Frequent Labor Law Issues in the Workplace
While the Colombian labor market is regulated by numerous laws and administrative codes, both workers and businesses encounter several common legal challenges. Undeclared workers are an ongoing problem in Colombia’s labor market, benefiting none but businesses that seek to evade their duty to pay benefits and the state that suffers from the loss of this tax revenue. Workers that are not registered with social security agencies do not enjoy the benefit of statutory health plans, contributions into pension and severance funds, maternity pay or paid vacations. They receive no protection against unfair dismissal and are therefore vulnerable to a multitude of abuses. And worse, if they are injured on the job, they cannot seek compensation for damages from their employer. The International Labour Organization (ILO) estimates that, in 2013, 48% of the Colombian workforce was employed without a formal contract.
Although the situation surrounding undeclared workers is improving gradually, regulation and enforcement of existing labor laws remains a challenge. A major initiative in the fight against undeclared labor has been the creation of "grupos espejo" or mirror groups made up of members of Social Security Agencies (EPS, ARL, Cajas de Compensacion, AFP, etc.) to audit industries that are statistically more likely to employ such workers. Audit findings are typically made public through "operativos" or public notifications of sanctions, with the alleged offenders’ corporate names and tax identification numbers clearly detailed . As part of the same strategy, the National Inspectorate of Employment (Ministerio del Trabajo) has increased its team of inspectors and has significantly improved communication with tax authorities to share information on violators.
Another aspect of this strategy is the incentive system implemented by the EPS and ARLs that has been proven to reduce undeclared worker numbers. These systems grant companies lower contributions rates and other benefits for every worker that they insure with these agencies, which is why the number of workers on companies’ rosters tends to be understated and a source of conflict between employers and auditors. An EPS suggests to its clients that they publicly post their combined rates, showing the cost and relative weight of each social benefit they provide, in order to reduce the incentive not to declare workers.
Claims from workers that have been employed other than the statutory term of one year, but under continuous short-term contracts are very common.

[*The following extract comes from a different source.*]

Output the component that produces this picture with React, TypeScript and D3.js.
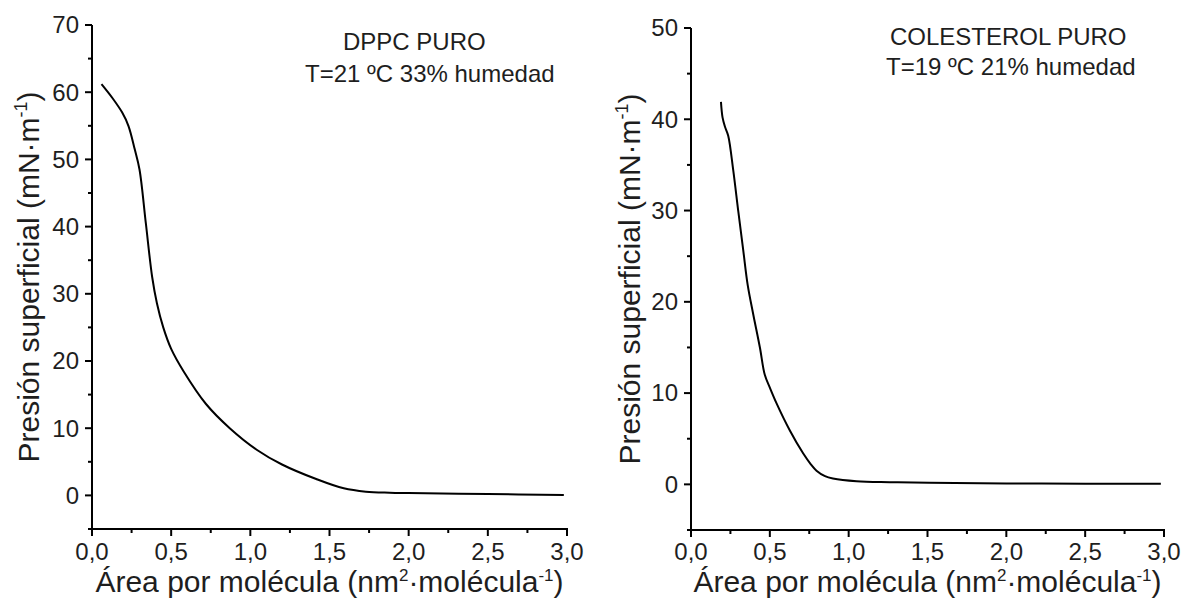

Turnover in these cases is not acceptable, and could lead a judge to convert short agreements into long-term contracts when there are indications that, instead of being merely causal, the dependence, continuity and subordinacy are present.
Finally, some situations can build on each other, as in the case of a company that hires workers under individual contracts, and one of its individual contract renewals is done collectively by including the same terms of the initial contract. In some cases this has been held to create a collective labor agreement by consent, with all of the effects that would normally stem from such an agreement having been entered into.